The prediction was quite a bit below actual – and if you asked me about 20M conditions even 2 hours earlier – I would have said – forget it – we are at the bottom of the cycle . . . heh heh

If Bouvet were on right now – it would be pretty grim. The chart shows ZERO possibility at 2200z, but 0900z there would be an opening, but right now would be the middle of Bouvet’s Winter, so they wouldn’t go there now anyway.

BUT, the station I worked in LU is 2/3rds of the way to Bouvet, meaning I probably could work Bouvet today with full power and my 2 element home brewed yagi, but it would be like when I worked BS7H. Crummy summer conditions.
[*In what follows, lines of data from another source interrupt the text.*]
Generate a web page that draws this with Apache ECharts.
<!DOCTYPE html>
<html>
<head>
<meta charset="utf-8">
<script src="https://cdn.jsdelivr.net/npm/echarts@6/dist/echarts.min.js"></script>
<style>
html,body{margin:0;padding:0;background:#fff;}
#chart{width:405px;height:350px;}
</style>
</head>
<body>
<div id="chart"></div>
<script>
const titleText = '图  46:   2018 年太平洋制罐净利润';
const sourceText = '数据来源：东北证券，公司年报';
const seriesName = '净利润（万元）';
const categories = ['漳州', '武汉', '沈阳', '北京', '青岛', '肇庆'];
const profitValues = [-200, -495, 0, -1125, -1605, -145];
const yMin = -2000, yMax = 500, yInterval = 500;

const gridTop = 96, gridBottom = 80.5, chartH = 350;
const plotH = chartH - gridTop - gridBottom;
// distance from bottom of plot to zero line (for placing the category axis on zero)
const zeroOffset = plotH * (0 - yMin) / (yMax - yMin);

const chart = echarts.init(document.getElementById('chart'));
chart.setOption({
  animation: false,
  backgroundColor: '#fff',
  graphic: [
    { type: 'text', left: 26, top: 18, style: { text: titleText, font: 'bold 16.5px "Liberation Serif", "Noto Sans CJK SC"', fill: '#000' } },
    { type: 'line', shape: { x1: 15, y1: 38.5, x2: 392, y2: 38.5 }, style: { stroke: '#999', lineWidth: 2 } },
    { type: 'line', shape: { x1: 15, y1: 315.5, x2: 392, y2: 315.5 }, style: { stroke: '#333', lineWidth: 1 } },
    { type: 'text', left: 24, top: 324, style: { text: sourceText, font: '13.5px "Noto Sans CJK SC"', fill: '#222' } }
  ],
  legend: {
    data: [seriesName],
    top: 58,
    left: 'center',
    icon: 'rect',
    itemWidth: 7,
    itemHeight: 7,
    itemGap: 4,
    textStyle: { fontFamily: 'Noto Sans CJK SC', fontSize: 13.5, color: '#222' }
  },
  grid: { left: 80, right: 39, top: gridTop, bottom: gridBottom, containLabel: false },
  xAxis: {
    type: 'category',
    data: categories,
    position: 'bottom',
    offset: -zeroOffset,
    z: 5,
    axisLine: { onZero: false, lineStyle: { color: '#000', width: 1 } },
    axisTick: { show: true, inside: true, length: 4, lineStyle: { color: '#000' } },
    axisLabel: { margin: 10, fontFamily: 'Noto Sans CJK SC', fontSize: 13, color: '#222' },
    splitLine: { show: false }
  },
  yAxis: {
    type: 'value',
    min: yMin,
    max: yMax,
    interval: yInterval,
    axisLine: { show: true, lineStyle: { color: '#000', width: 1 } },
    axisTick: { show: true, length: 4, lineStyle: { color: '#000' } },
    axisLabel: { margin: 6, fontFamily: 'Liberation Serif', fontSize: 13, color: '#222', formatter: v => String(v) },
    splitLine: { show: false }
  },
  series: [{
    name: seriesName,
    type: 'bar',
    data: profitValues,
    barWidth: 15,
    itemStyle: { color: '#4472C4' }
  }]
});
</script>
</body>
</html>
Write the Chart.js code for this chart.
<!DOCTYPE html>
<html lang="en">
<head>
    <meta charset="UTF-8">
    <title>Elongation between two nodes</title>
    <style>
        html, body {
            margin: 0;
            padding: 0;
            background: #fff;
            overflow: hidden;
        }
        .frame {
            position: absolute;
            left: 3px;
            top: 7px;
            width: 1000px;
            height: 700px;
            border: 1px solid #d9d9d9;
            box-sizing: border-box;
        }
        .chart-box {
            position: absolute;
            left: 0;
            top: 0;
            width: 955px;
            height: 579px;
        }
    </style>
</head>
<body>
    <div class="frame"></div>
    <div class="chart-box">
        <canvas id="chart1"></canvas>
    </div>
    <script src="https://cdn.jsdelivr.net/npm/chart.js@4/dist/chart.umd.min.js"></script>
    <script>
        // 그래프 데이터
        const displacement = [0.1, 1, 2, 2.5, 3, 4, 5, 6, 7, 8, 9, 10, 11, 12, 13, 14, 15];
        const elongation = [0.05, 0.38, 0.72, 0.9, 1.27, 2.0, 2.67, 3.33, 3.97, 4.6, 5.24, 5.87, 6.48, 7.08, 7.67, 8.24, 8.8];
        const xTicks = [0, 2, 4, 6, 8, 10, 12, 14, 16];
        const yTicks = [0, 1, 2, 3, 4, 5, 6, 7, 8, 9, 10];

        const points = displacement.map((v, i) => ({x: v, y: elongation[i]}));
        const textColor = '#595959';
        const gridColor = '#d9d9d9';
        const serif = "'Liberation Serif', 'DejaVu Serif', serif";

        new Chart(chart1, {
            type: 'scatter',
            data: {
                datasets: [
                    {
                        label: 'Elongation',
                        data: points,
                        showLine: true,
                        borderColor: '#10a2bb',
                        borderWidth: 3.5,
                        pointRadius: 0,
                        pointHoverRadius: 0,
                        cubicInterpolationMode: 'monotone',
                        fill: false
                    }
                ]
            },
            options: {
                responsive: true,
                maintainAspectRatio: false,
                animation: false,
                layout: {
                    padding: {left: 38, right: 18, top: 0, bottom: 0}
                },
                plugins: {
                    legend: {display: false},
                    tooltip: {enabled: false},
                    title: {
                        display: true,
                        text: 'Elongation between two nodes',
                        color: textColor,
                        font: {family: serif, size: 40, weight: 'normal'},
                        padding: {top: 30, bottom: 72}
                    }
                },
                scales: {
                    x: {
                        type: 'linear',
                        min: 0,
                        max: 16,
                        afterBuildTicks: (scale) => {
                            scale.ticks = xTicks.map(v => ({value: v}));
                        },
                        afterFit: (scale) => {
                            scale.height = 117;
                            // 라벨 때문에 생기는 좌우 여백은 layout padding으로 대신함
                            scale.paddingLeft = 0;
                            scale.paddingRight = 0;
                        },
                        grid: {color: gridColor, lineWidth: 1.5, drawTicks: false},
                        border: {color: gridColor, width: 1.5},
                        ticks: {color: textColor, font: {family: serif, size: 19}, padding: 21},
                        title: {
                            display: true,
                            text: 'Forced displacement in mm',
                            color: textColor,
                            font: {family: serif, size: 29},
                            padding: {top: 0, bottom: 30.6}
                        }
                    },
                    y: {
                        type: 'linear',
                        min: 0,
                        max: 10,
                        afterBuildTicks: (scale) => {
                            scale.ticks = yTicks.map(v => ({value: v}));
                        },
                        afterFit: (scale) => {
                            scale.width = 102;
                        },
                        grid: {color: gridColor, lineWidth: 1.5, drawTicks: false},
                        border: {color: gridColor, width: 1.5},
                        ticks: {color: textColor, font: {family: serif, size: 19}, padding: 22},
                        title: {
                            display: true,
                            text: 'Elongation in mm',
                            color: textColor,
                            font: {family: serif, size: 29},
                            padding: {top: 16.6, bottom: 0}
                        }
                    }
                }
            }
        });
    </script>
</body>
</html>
Now – look what happens just past the Autumnal Equinox – things really perk up. This is the point of this post – DON’T JUDGE CONDITIONS FOR BOUVET BY WHAT IS GOING ON RIGHT NOW. We are at a really crappy part of the year – even Field Day has crappy local conditions just about every year. Its funny – but conditions on all bands in the northern hemisphere seem to get better toward the end of July every year. (except the peak of a cycle maybe – like when I worked Turkmenistan on 20M – hi hi). But this coming October would be about the “last best” time for Bouvet – there could be openings from 160 – 10M, although I would bet mostly on 80 – 15M.
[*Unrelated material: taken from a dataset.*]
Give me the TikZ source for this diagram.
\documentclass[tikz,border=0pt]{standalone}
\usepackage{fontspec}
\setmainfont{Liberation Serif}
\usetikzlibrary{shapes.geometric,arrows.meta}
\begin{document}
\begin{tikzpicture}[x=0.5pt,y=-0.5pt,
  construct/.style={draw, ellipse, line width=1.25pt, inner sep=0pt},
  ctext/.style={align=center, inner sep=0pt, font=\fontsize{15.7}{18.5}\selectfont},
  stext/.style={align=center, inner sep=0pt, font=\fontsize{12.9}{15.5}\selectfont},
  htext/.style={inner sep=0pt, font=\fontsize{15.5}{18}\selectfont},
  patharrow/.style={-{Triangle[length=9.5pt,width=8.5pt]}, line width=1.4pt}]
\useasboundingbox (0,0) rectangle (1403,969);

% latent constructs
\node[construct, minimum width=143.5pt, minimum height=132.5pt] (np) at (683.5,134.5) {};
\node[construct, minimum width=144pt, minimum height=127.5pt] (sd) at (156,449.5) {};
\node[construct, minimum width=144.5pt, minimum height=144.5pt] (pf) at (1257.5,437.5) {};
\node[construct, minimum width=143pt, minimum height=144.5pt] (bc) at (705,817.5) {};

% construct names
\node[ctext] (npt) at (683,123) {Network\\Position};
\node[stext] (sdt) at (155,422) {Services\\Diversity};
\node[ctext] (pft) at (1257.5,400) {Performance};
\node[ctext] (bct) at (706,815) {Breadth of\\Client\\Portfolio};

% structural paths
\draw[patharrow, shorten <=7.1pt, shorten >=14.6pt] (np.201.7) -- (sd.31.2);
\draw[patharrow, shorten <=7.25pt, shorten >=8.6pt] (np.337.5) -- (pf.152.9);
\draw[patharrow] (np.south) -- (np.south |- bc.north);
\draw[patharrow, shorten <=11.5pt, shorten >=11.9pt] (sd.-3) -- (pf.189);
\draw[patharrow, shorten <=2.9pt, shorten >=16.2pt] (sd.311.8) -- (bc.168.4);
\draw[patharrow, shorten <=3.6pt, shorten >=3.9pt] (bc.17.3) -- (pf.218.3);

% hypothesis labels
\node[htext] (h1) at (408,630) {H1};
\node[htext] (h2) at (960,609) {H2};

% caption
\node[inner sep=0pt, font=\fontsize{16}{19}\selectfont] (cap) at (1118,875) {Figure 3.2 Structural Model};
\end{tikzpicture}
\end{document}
Now – look at what VOACAP Online says about next January – 20M will be fine, and I fully expect 30, 40 and 80M to be fine. 15 and 17M will be OK too – its not quite as good as October, but workable anyway. I fully expect this to be a lot like 3Y0X was in 2006 – maybe just a bit harder since 3Y0X was almost directly south of me and a full water path – 3Y0X was VERY easy to work, and conditions then:

Conditions for 3Y0X were a little better than they will be for 3Y0Z. Anyway back to the path to 3Y . .
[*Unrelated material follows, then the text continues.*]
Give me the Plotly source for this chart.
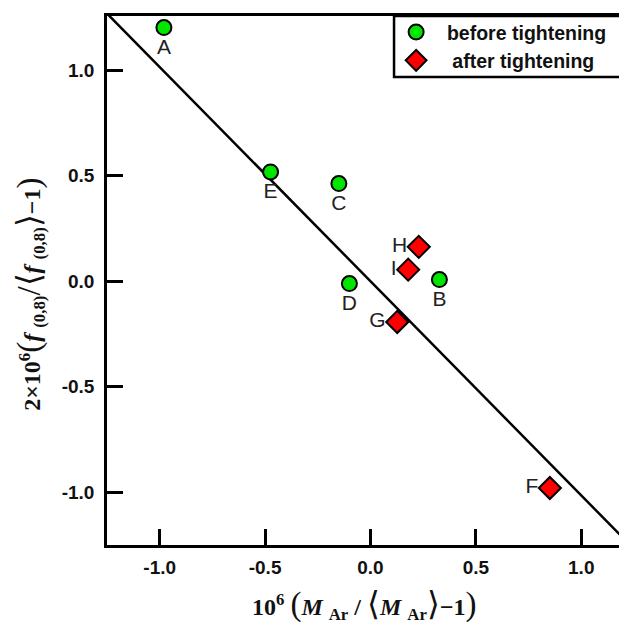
import plotly.graph_objects as go

# data
before_labels = ["A", "B", "C", "D", "E"]
before_x = [-0.98, 0.327, -0.150, -0.100, -0.474]
before_y = [1.202, 0.008, 0.463, -0.011, 0.518]

after_labels = ["F", "G", "H", "I"]
after_x = [0.851, 0.127, 0.229, 0.179]
after_y = [-0.980, -0.193, 0.163, 0.055]

fit_x = [-1.25, 1.25]
fit_slope = -1.015
fit_y = [fit_slope * v for v in fit_x]

xticks = [-1.0, -0.5, 0.0, 0.5, 1.0]
xtick_text = ["-1.0", "-0.5", "0.0", "0.5", "1.0"]
yticks = [-1.0, -0.5, 0.0, 0.5, 1.0]
ytick_text = ["-1.0", "-0.5", "0.0", "0.5", "1.0"]

NB = "\u00a0"
fig = go.Figure()
fig.add_trace(go.Scatter(x=fit_x, y=fit_y, mode="lines",
                         line=dict(color="black", width=2.5),
                         showlegend=False, hoverinfo="skip"))
fig.add_trace(go.Scatter(x=before_x, y=before_y, mode="markers+text",
                         text=before_labels, textposition="bottom center",
                         textfont=dict(family="Arial, Liberation Sans", size=21, color="#222"),
                         marker=dict(symbol="circle", size=15, color="#00e600",
                                     line=dict(color="black", width=2)),
                         name=NB * 2 + "before tightening"))
fig.add_trace(go.Scatter(x=after_x, y=after_y, mode="markers+text",
                         text=after_labels, textposition="middle left",
                         textfont=dict(family="Arial, Liberation Sans", size=21, color="#222"),
                         marker=dict(symbol="diamond", size=17, color="#ff0000",
                                     line=dict(color="black", width=2)),
                         name=NB * 3 + "after tightening"))

tickfont = dict(family="Arial, Liberation Sans", size=19, color="#111", weight="bold")
fig.update_xaxes(range=[-1.25, 1.217], tickvals=xticks, ticktext=xtick_text,
                 ticks="inside", ticklen=16, tickwidth=2.5, tickcolor="black",
                 showline=True, linecolor="black", linewidth=2.5, mirror=True,
                 showgrid=False, zeroline=False, tickfont=tickfont,
                 ticklabelstandoff=3)
fig.update_yaxes(range=[-1.25, 1.257], tickvals=yticks, ticktext=ytick_text,
                 ticks="inside", ticklen=16, tickwidth=2.5, tickcolor="black",
                 showline=True, linecolor="black", linewidth=2.5, mirror=False,
                 showgrid=False, zeroline=False, tickfont=tickfont,
                 ticklabelstandoff=6)

serif = dict(family="Liberation Serif, Times New Roman", size=24, color="#111")
big = '<span style="font-size:33px">%s</span>'
xtitle = ("<b>10<sup>6</sup></b> " + big % "(" + "<b><i>M</i> <sub>Ar</sub> / </b>" + big % "⟨"
          + "<b><i>M</i> <sub>Ar</sub></b>" + big % "⟩" + "<b>−1</b>" + big % ")")
ytitle = ("<b>2×10<sup>6</sup></b>" + big % "(" + "<b><i>f</i> <sub>(0,8)</sub></b>" + big % "/"
          + big % "⟨" + "<b><i>f</i> <sub>(0,8)</sub></b>" + big % "⟩" + "<b>−1</b>" + big % ")")
fig.add_annotation(text=xtitle, xref="paper", yref="paper", x=0.495, y=-0.113,
                   xanchor="center", yanchor="middle", showarrow=False, font=serif)
fig.add_annotation(text=ytitle, xref="paper", yref="paper", x=-0.148, y=0.473,
                   xanchor="center", yanchor="middle", showarrow=False, font=serif,
                   textangle=-90)

# legend frame (extends past the right edge, as in the reference)
fig.add_shape(type="rect", xref="paper", yref="paper", x0=0.552, x1=1.1,
              y0=1 - 61 / 529, y1=1.0, line=dict(color="black", width=2.5),
              fillcolor="rgba(0,0,0,0)", layer="above")

fig.update_layout(
    width=619, height=622,
    margin=dict(l=99, r=0, t=8, b=85),
    plot_bgcolor="white", paper_bgcolor="white",
    legend=dict(x=0.556, y=1.006, xanchor="left", yanchor="top",
                borderwidth=0, bgcolor="rgba(0,0,0,0)",
                font=dict(family="Arial, Liberation Sans", size=19.5, color="#111",
                          weight="bold"),
                itemwidth=30),
)
fig.write_html("out.html")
L20F at 0330z on 40M – S9 +20

Well, that says it all – this path during the late afternoon on 20 and early evening on 40M is bone crushing. Since its 2/3rds of the way to Bouvet, me thinks at the right time it will be a done deal – even with these awful bottom of the cycle scraping conditions. I’m guessing if L20F was > S9 on 20 and 40M today that 3Y would be very workable – perhaps between S7 – 9. If the Bouvet team were on that little beach in the NW part of the island the US West Coast would get a leg up on EU especially, maybe even US East Coast. 3Y0Z, on Slakhallet would mean that the US will need higher angle DX, and that’s fine because the openings will be near our sunset with enhancement at higher angles. I talked to Ralph, K0IR, and he said he fully understands this situation, so I do expect that 3Y0Z will be looking for West Coast at what will be a critical time – and will work all of the West Coast by explicitly asking for West Coast. 3Y0X was so strong for so many hours on the West Coast that nothing special was needed – I do think a little more attention will be needed from 3Y0Z.

In fact, the entire reason I am doing my summer project is because I am so sure that 160 – 15M will be where its at. I will make sure I have antennas that cover these bands with gain or great pattern – will you?

I actually expect this 3Y0Z expedition to be similar to 3Y0X – which happened just before the bottom of the last cycle – with very similar conditions.

And for all my worry – I am feeling like we will do just fine and this will be an epic activation of Bouvet.